Cellphones and the Internet are muscling in on more traditional media as ways to see the Olympic Games, and the trend will only deepen, organizers said on Tuesday.

Timo Lumme, head of TV and marketing for the International Olympic Committee, said non-traditional media had already matched the 20,000 hours from traditional broadcasters so far these Games, contributing to a total audience he expects to reach 3.5 billion -- or half the world's population.

We've had a continuing digital explosion, Lumme told a news conference. We now have the same amount of hours covered globally on digital media -- internet, mobile -- as we have on the old media broadcasting, and a quarter of that is mobile.

People are accessing this in different ways during different times. It does mean more is being consumed.

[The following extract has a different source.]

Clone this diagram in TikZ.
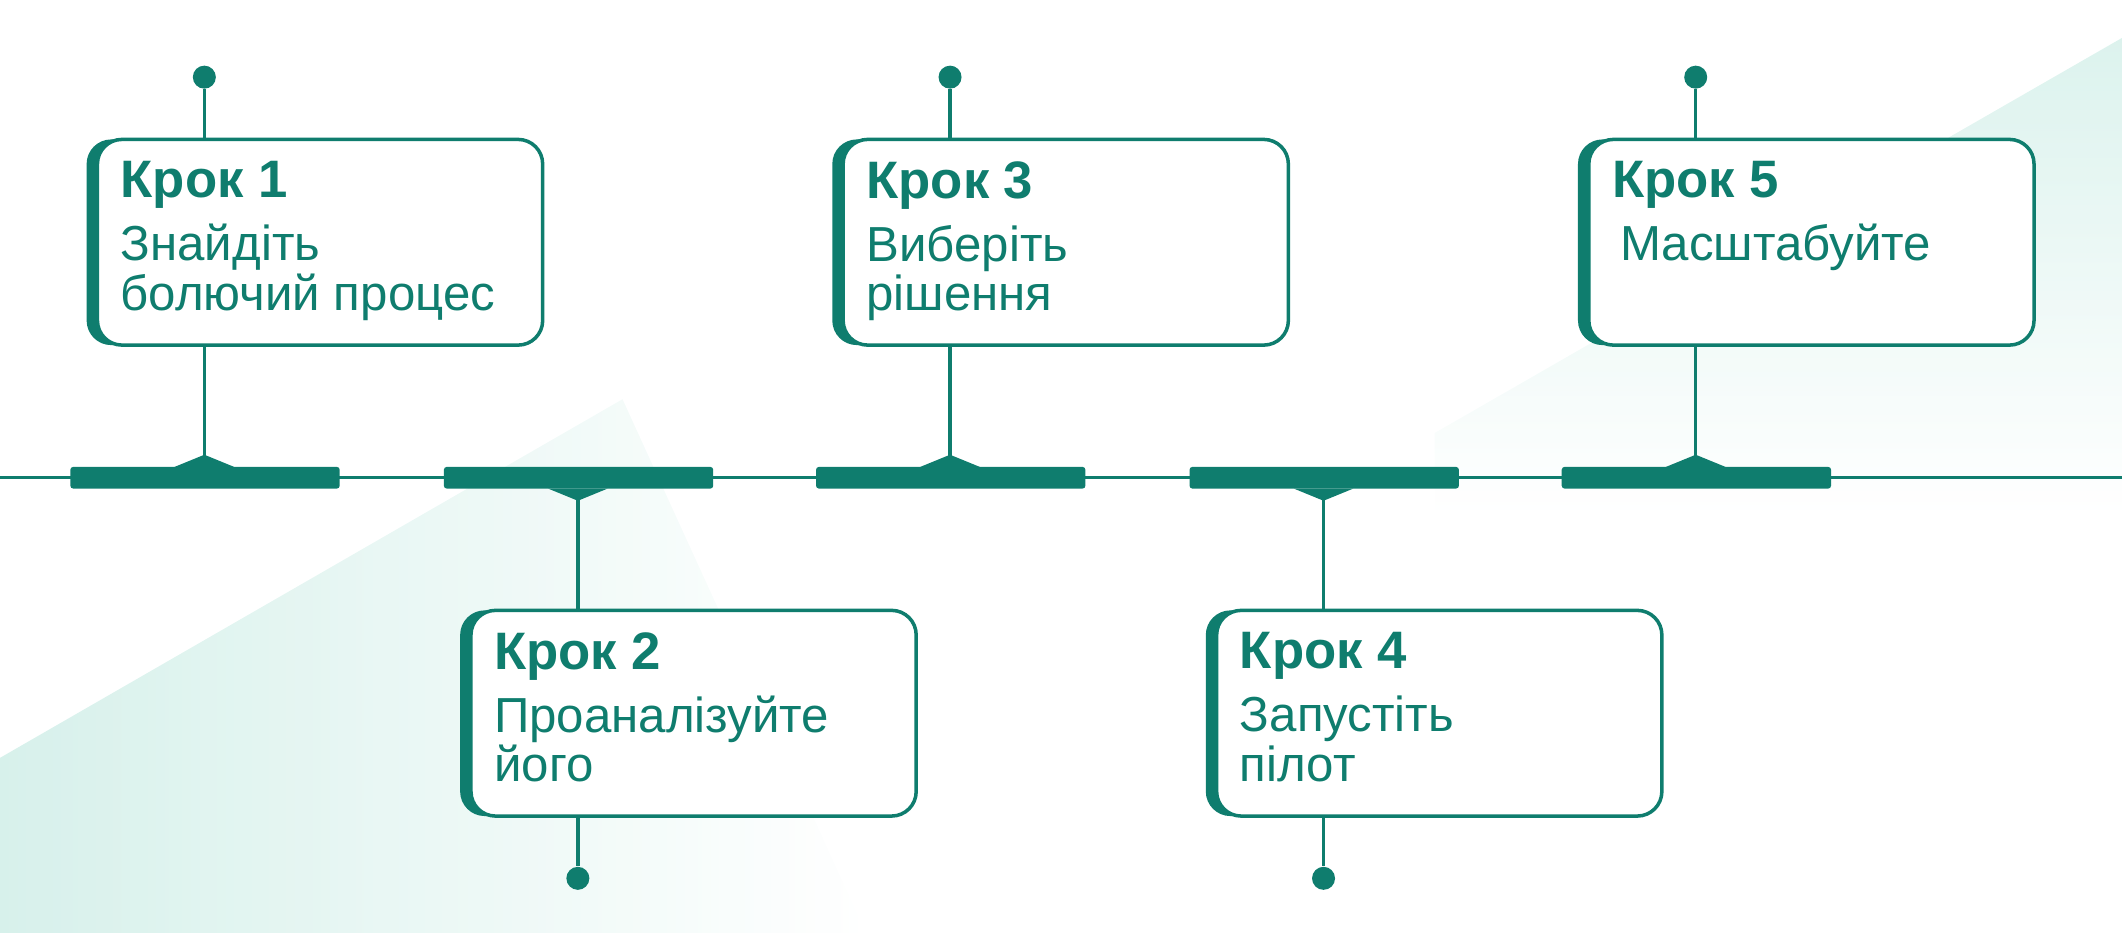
\documentclass[tikz,border=0pt]{standalone}
\usepackage{fontspec}
\setmainfont{Liberation Sans}
\usetikzlibrary{positioning}
\definecolor{teal1}{HTML}{0F7D6E}
\definecolor{mint}{HTML}{CDEDE6}
\newcommand\px{0.013533cm}
\tikzset{
  stem/.style={draw=teal1, line width=1pt},
  box/.style={draw=teal1, fill=white, line width=1pt, rounded corners=7pt,
    minimum width={329*\px}, minimum height={152*\px}, inner sep=0pt},
  back/.style={fill=teal1, rounded corners=7pt},
  bar/.style={fill=teal1, rounded corners=0.8pt},
  txt/.style={anchor=north west, align=left, text=teal1, font=\fontsize{14}{14}\selectfont, inner sep=0pt},
  dot/.style={circle, fill=teal1, inner sep=0pt, minimum size={17*\px}}
}
\begin{document}
\begin{tikzpicture}[x=\px, y=-\px]
	\useasboundingbox (0,0) rectangle (1568,689.4);
	% background
	\shade[left color=mint, right color=white, opacity=0.8]
	(0,560) -- (460,295) -- (640,689.4) -- (0,689.4) -- cycle;
	\shade[top color=mint, bottom color=white, opacity=0.7]
	(1060,320) -- (1568,28) -- (1568,380) -- (1060,380) -- cycle;
	% main line
	\draw[stem] (0,353) -- (1568,353);
	% steps: number, x, side (1 = up, -1 = down), text
	\foreach \n/\cx/\s/\txt in {1/151/1/{Знайдіть\\болючий процес},
		2/427/-1/{Проаналізуйте\\його},
		3/702/1/{Виберіть\\рішення},
		4/978/-1/{Запустіть\\пілот},
		5/1253/1/{\,Масштабуйте}}{
		\fill[bar] (\cx-99,345) rectangle (\cx+100,361);
		\fill[teal1] (\cx-22,353-8*\s) -- (\cx,353-17*\s) -- (\cx+22,353-8*\s) -- cycle;
		\coordinate (p\n) at (\cx,353-12*\s);
		\node[dot] (d\n) at (\cx,353-296*\s) {};
		\draw[stem] (d\n) -- (p\n);
		\fill[back] (\cx-87,353-174*\s-76) rectangle (\cx+242,353-174*\s+76);
		\node[box] (s\n) at (\cx+85.5,353-174*\s) {};
		\node[txt] (t\n) at ([xshift={18*\px}, yshift={-17*\px}]s\n.north west)
			{\fontsize{15}{15}\selectfont\textbf{Крок \n}\\[4pt]\txt};
	}
\end{tikzpicture}
\end{document}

Lumme said organizers were pleased with national broadcasters that include Canada's CTV and U.S. network NBC.

NBC, which paid a record $2.2 billion for U.S. broadcast rights to the Beijing and Vancouver Olympics, has said it will lose money on the winter Games. But Lumme declined to speculate if that meant bids would come in lower next time.

The IOC has never forced any broadcaster to pay, it's a bidding process, he said. Whoever wishes to pay the most gets the deal. That's the way it's been and that's the way it will be in the future.

PREMIUM STATUS

He added: We are very confident that the Olympic games will retain premium status as a world event and I think it will command a premium price. What that price is will be decided by market forces that are out of our control.

NBC said on Tuesday that half of all Americans had watched at least some of its Olympic coverage.

But NBC online coverage of the Vancouver Winter Olympics drew just 33 million viewers. Alan Wurtzel, president of research at NBC Universal, said TV was still king.

Multiplatform consumption is emerging and going to become extraordinarily important. But the mothership is -- and will remain for a very long time -- television, he said.